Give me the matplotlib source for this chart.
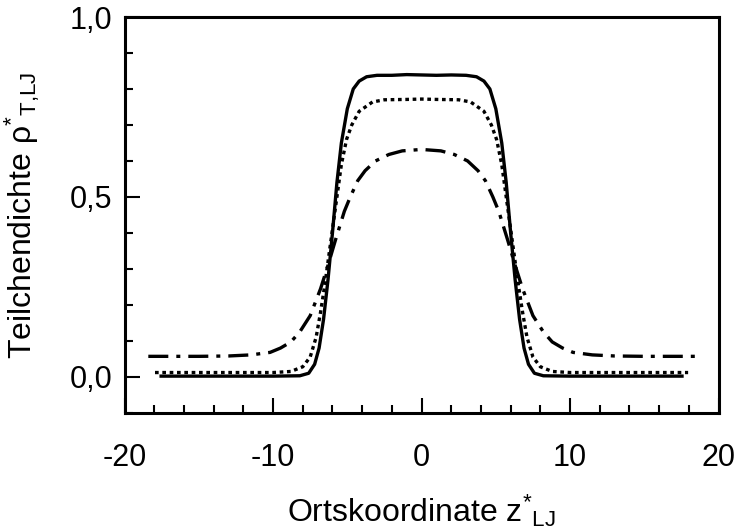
import matplotlib
matplotlib.use("Agg")
import matplotlib.pyplot as plt
from matplotlib.ticker import MultipleLocator

plt.rcParams["font.family"] = ["Liberation Sans", "DejaVu Sans"]
plt.rcParams["mathtext.fontset"] = "custom"
plt.rcParams["mathtext.rm"] = "Liberation Sans"
plt.rcParams["mathtext.it"] = "Liberation Sans"
plt.rcParams["mathtext.bf"] = "Liberation Sans:bold"

# density profiles
z_solid = [-17.65, -14.0, -10.0, -8.2, -7.6, -7.2, -6.9, -6.6, -6.3, -6.0, -5.7,
           -5.4, -5.0, -4.6, -4.2, -3.7, -3.0, -2.0, -1.0, 0.0, 1.0, 2.0, 3.0,
           3.7, 4.2, 4.6, 5.0, 5.4, 5.7, 6.0, 6.3, 6.6, 6.9, 7.2, 7.6, 8.2,
           10.0, 14.0, 17.65]
rho_solid = [0.002, 0.002, 0.002, 0.003, 0.010, 0.035, 0.080, 0.160, 0.270,
             0.400, 0.540, 0.650, 0.745, 0.800, 0.822, 0.834, 0.838, 0.838,
             0.840, 0.839, 0.838, 0.839, 0.838, 0.834, 0.822, 0.800, 0.745,
             0.650, 0.540, 0.400, 0.270, 0.160, 0.080, 0.035, 0.010, 0.003,
             0.002, 0.002, 0.002]

z_dot = [-17.95, -14.0, -10.0, -8.8, -8.0, -7.5, -7.1, -6.8, -6.5, -6.2, -5.8,
         -5.4, -5.05, -4.7, -4.2, -3.3, -2.5, -1.0, 0.0, 1.0, 2.5, 3.3, 4.2,
         4.7, 5.05, 5.4, 5.8, 6.2, 6.5, 6.8, 7.1, 7.5, 8.0, 8.8, 10.0, 14.0,
         17.95]
rho_dot = [0.012, 0.012, 0.012, 0.015, 0.028, 0.055, 0.110, 0.180, 0.260,
           0.350, 0.470, 0.590, 0.660, 0.700, 0.738, 0.764, 0.770, 0.771,
           0.772, 0.771, 0.770, 0.764, 0.738, 0.700, 0.660, 0.590, 0.470,
           0.350, 0.260, 0.180, 0.110, 0.055, 0.028, 0.015, 0.012, 0.012,
           0.012]

z_dashdot = [-18.4, -15.0, -13.0, -11.5, -10.2, -9.5, -8.8, -8.2, -7.5, -6.8,
             -6.3, -5.8, -5.2, -4.8, -4.3, -3.8, -3.1, -2.2, -1.3, 0.0, 1.3,
             2.2, 3.1, 3.8, 4.3, 4.8, 5.2, 5.8, 6.3, 6.8, 7.5, 8.2, 8.8, 9.5,
             10.2, 11.5, 13.0, 15.0, 18.4]
rho_dashdot = [0.057, 0.057, 0.058, 0.061, 0.068, 0.080, 0.097, 0.125, 0.170,
               0.245, 0.310, 0.380, 0.460, 0.500, 0.545, 0.573, 0.600, 0.618,
               0.628, 0.632, 0.628, 0.618, 0.600, 0.573, 0.545, 0.500, 0.460,
               0.380, 0.310, 0.245, 0.170, 0.125, 0.097, 0.080, 0.068, 0.061,
               0.058, 0.057, 0.057]

x_ticks = [-20, -10, 0, 10, 20]
x_tick_labels = ["-20", "-10", "0", "10", "20"]
y_ticks = [0.0, 0.5, 1.0]
y_tick_labels = ["0,0", "0,5", "1,0"]

fig = plt.figure(figsize=(7.37, 5.32), dpi=100)
ax = fig.add_axes([0.169, 0.224, 0.806, 0.744])

lw = 2.4
ax.plot(z_solid, rho_solid, color="black", lw=lw, linestyle="-",
        solid_capstyle="butt")
ax.plot(z_dot, rho_dot, color="black", lw=lw, linestyle=(0, (1.1, 1.1)))
ax.plot(z_dashdot, rho_dashdot, color="black", lw=lw,
        linestyle=(0, (6.0, 2.4, 1.2, 2.4)))

ax.set_xlim(-20, 20)
ax.set_ylim(-0.1, 1.0)

ax.set_xticks(x_ticks)
ax.set_xticklabels(x_tick_labels)
ax.set_yticks(y_ticks)
ax.set_yticklabels(y_tick_labels)
ax.xaxis.set_minor_locator(MultipleLocator(2))
ax.yaxis.set_minor_locator(MultipleLocator(0.1))

ax.tick_params(which="both", direction="in", top=False, right=False,
               width=1.5, labelsize=22)
ax.tick_params(axis="x", which="major", length=11, pad=22)
ax.tick_params(axis="y", which="major", length=11, pad=9)
ax.tick_params(which="minor", length=5.5)

for sp in ax.spines.values():
    sp.set_linewidth(2.2)

ax.set_xlabel(r"Ortskoordinate z$^{*}{}_{\mathrm{LJ}}$", fontsize=23,
              labelpad=14)
ax.set_ylabel(r"Teilchendichte ρ$^{*}{}_{\mathrm{T{,}LJ}}$", fontsize=23,
              labelpad=20)

fig.savefig("out.png", dpi=100)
========================
Do this: Retype the whole listing, keeping every line identical and omitting all pictures.

Exercise response:
Give me the matplotlib source for this chart.
import matplotlib
matplotlib.use("Agg")
import matplotlib.pyplot as plt
from matplotlib.ticker import MultipleLocator

plt.rcParams["font.family"] = ["Liberation Sans", "DejaVu Sans"]
plt.rcParams["mathtext.fontset"] = "custom"
plt.rcParams["mathtext.rm"] = "Liberation Sans"
plt.rcParams["mathtext.it"] = "Liberation Sans"
plt.rcParams["mathtext.bf"] = "Liberation Sans:bold"

# density profiles
z_solid = [-17.65, -14.0, -10.0, -8.2, -7.6, -7.2, -6.9, -6.6, -6.3, -6.0, -5.7,
           -5.4, -5.0, -4.6, -4.2, -3.7, -3.0, -2.0, -1.0, 0.0, 1.0, 2.0, 3.0,
           3.7, 4.2, 4.6, 5.0, 5.4, 5.7, 6.0, 6.3, 6.6, 6.9, 7.2, 7.6, 8.2,
           10.0, 14.0, 17.65]
rho_solid = [0.002, 0.002, 0.002, 0.003, 0.010, 0.035, 0.080, 0.160, 0.270,
             0.400, 0.540, 0.650, 0.745, 0.800, 0.822, 0.834, 0.838, 0.838,
             0.840, 0.839, 0.838, 0.839, 0.838, 0.834, 0.822, 0.800, 0.745,
             0.650, 0.540, 0.400, 0.270, 0.160, 0.080, 0.035, 0.010, 0.003,
             0.002, 0.002, 0.002]

z_dot = [-17.95, -14.0, -10.0, -8.8, -8.0, -7.5, -7.1, -6.8, -6.5, -6.2, -5.8,
         -5.4, -5.05, -4.7, -4.2, -3.3, -2.5, -1.0, 0.0, 1.0, 2.5, 3.3, 4.2,
         4.7, 5.05, 5.4, 5.8, 6.2, 6.5, 6.8, 7.1, 7.5, 8.0, 8.8, 10.0, 14.0,
         17.95]
rho_dot = [0.012, 0.012, 0.012, 0.015, 0.028, 0.055, 0.110, 0.180, 0.260,
           0.350, 0.470, 0.590, 0.660, 0.700, 0.738, 0.764, 0.770, 0.771,
           0.772, 0.771, 0.770, 0.764, 0.738, 0.700, 0.660, 0.590, 0.470,
           0.350, 0.260, 0.180, 0.110, 0.055, 0.028, 0.015, 0.012, 0.012,
           0.012]

z_dashdot = [-18.4, -15.0, -13.0, -11.5, -10.2, -9.5, -8.8, -8.2, -7.5, -6.8,
             -6.3, -5.8, -5.2, -4.8, -4.3, -3.8, -3.1, -2.2, -1.3, 0.0, 1.3,
             2.2, 3.1, 3.8, 4.3, 4.8, 5.2, 5.8, 6.3, 6.8, 7.5, 8.2, 8.8, 9.5,
             10.2, 11.5, 13.0, 15.0, 18.4]
rho_dashdot = [0.057, 0.057, 0.058, 0.061, 0.068, 0.080, 0.097, 0.125, 0.170,
               0.245, 0.310, 0.380, 0.460, 0.500, 0.545, 0.573, 0.600, 0.618,
               0.628, 0.632, 0.628, 0.618, 0.600, 0.573, 0.545, 0.500, 0.460,
               0.380, 0.310, 0.245, 0.170, 0.125, 0.097, 0.080, 0.068, 0.061,
               0.058, 0.057, 0.057]

x_ticks = [-20, -10, 0, 10, 20]
x_tick_labels = ["-20", "-10", "0", "10", "20"]
y_ticks = [0.0, 0.5, 1.0]
y_tick_labels = ["0,0", "0,5", "1,0"]

fig = plt.figure(figsize=(7.37, 5.32), dpi=100)
ax = fig.add_axes([0.169, 0.224, 0.806, 0.744])

lw = 2.4
ax.plot(z_solid, rho_solid, color="black", lw=lw, linestyle="-",
        solid_capstyle="butt")
ax.plot(z_dot, rho_dot, color="black", lw=lw, linestyle=(0, (1.1, 1.1)))
ax.plot(z_dashdot, rho_dashdot, color="black", lw=lw,
        linestyle=(0, (6.0, 2.4, 1.2, 2.4)))

ax.set_xlim(-20, 20)
ax.set_ylim(-0.1, 1.0)

ax.set_xticks(x_ticks)
ax.set_xticklabels(x_tick_labels)
ax.set_yticks(y_ticks)
ax.set_yticklabels(y_tick_labels)
ax.xaxis.set_minor_locator(MultipleLocator(2))
ax.yaxis.set_minor_locator(MultipleLocator(0.1))

ax.tick_params(which="both", direction="in", top=False, right=False,
               width=1.5, labelsize=22)
ax.tick_params(axis="x", which="major", length=11, pad=22)
ax.tick_params(axis="y", which="major", length=11, pad=9)
ax.tick_params(which="minor", length=5.5)

for sp in ax.spines.values():
    sp.set_linewidth(2.2)

ax.set_xlabel(r"Ortskoordinate z$^{*}{}_{\mathrm{LJ}}$", fontsize=23,
              labelpad=14)
ax.set_ylabel(r"Teilchendichte ρ$^{*}{}_{\mathrm{T{,}LJ}}$", fontsize=23,
              labelpad=20)

fig.savefig("out.png", dpi=100)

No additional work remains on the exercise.